Track the weather in your area over a two-week period. Use bar graphs and line graphs to illustrate the results of your study in a colorful way!

  • Grade 2
    Grade 3
    Grade 4
  • 30 to 60 minutes
  • Directions

    1. Graphs allow us to easily identify and compare data as the result of a study. Two common types of graphs are bar graphs and line graphs. Bar graphs use vertical or horizontal rectangles (bars) to represent a specified quantity. Line graphs use points to identify values, and then connect each point with a line that shows the fluctuations in the data. Look at examples of each type of graph with your class. What information is included on each?
    2. Study the local weather with your class over the next two weeks. On the classroom whiteboard, keep track of the temperature if the weather is sunny, cloudy, rainy or windy each day. Will some days be rainy and windy, or sunny and cloudy? For days like these, choose the one description that depicts the day the most.
    3. At the end of the two-weeks, chart your results! Use Crayola® Dry-Erase Markers or Dry-Erase Crayons to create a colorful bar graph on the whiteboard showing how many days were sunny, cloudy, rainy and windy. Display the temperature results using a line graph!
  • Standards

    LA: Read with sufficient accuracy and fluency to support comprehension.

    LA: Acquire and use accurately grade-appropriate conversational, general academic, and domain specific words and phrases, including those that signal spatial and temporal relationships.

    LA: Read and comprehend informational texts, including history/social studies, science, and technical texts, at the high end of the grade level text complexity band independently and proficiently.

    LA: Participate in collaborative conversations with diverse partners about grade level topics and texts with peers and adults in small and larger groups.

    LA: Conduct short research projects to answer a question, drawing on several sources and refocusing the inquiry when appropriate.

    LA: Report on a topic or text, tell a story, or recount an experience with appropriate facts and relevant, descriptive details, speaking clearly at an understandable pace.

    MATH: Extend understanding of fraction equivalence and ordering.

    MATH: Represent and interpret data.

    SCI: Represent data in tables and graphical displays to describe typical weather conditions expected during a particular season.

    SCI: Obtain and combine information to describe climates in different regions of the world.
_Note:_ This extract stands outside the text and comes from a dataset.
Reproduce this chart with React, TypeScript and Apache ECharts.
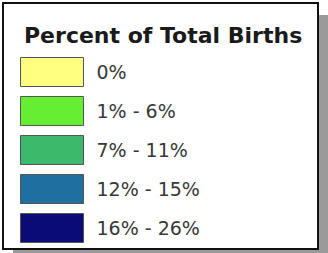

    VA: Use different media, techniques, and processes to communicate ideas, experiences, and stories.

  • Adaptations

    Possible classroom resources include: Weather by Seymour Simon; National Geographic Kids Everything Weather: Facts, Photos, and Fun that Will Blow You Away by Kathy Furgang; DK Eyewitness Books: Weather by Brian Cosgrove

    On any given day, the weather will vary in different parts of the state, country, or continent. Invite students to select a city in the opposite part of their country or on another continent and track the weather for the same two-week period as the class is tracking local weather. Compare and contrast weather conditions.

    Encourage students to watch weather reports on television or the Internet at home. Have students write down the unique vocabulary used by meteorologists. Have students research the definitions of each term for use during this study.

    Invite a local meteorologist to visit with the class. If a face-to-face meeting cannot be arranged, suggest a Skype meeting. Prior to the visit, students write questions for the meteorologist. After the meeting, students post learning to a class blog.

    Students analyze their two-week local weather results together. Encourage students to question the logic of their findings. Do they add up to 14 days? Which type of weather was most common over the two weeks? Which type of weather was least common? Individually, have students analyze their self-selected weather study from another city. How do these results compare to those of the local community?

    Encourage students to extend their knowledge of fractions and ratios and represent each type of weather using this math concept. For example, "2 out of 14 days were cloudy." Have students write this data in fraction form. Add up the fractions. Do they add up to the whole number 1?